3. Ne consegue il rigetto del ricorso. La peculiarità della fattispecie induce a compensare integralmente tra le parti le spese processuali.

4. Ai sensi del D.P.R. n. 115 del 2002, art. 13, comma 1 quater, si dà atto della sussistenza dei presupposti per il versamento da parte del ricorrente dell’ulteriore importo a titolo di contributo unificato, pari a quello dovuto per il ricorso, a norma dello stesso art. 13, comma 1 bis.

PQM

 

Rigetta il ricorso.

Compensa integralmente tra le parti le spese processuali.
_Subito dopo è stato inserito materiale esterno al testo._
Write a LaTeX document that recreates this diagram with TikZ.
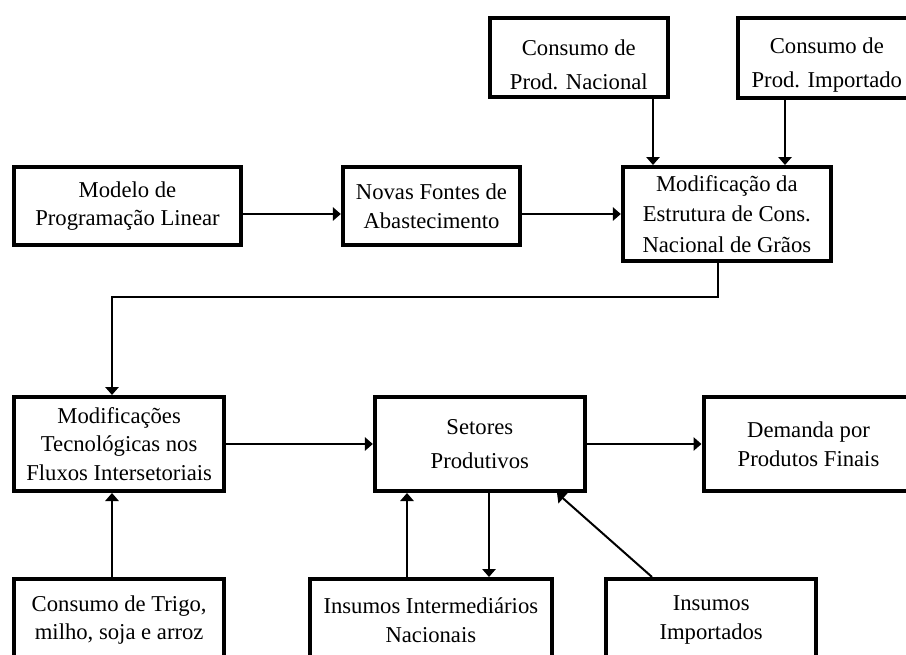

Ai sensi del D.P.R. n. 115 del 2002, art. 13, comma 1 quater, dà atto della sussistenza dei presupposti per il versamento da parte del ricorrente dell’ulteriore importo a titolo di contributo unificato, pari a quello dovuto per il ricorso, a norma dello stesso art. 13, comma 1 bis.

Motivazione semplificata.

Così deciso in Roma, il 20 giugno 2017.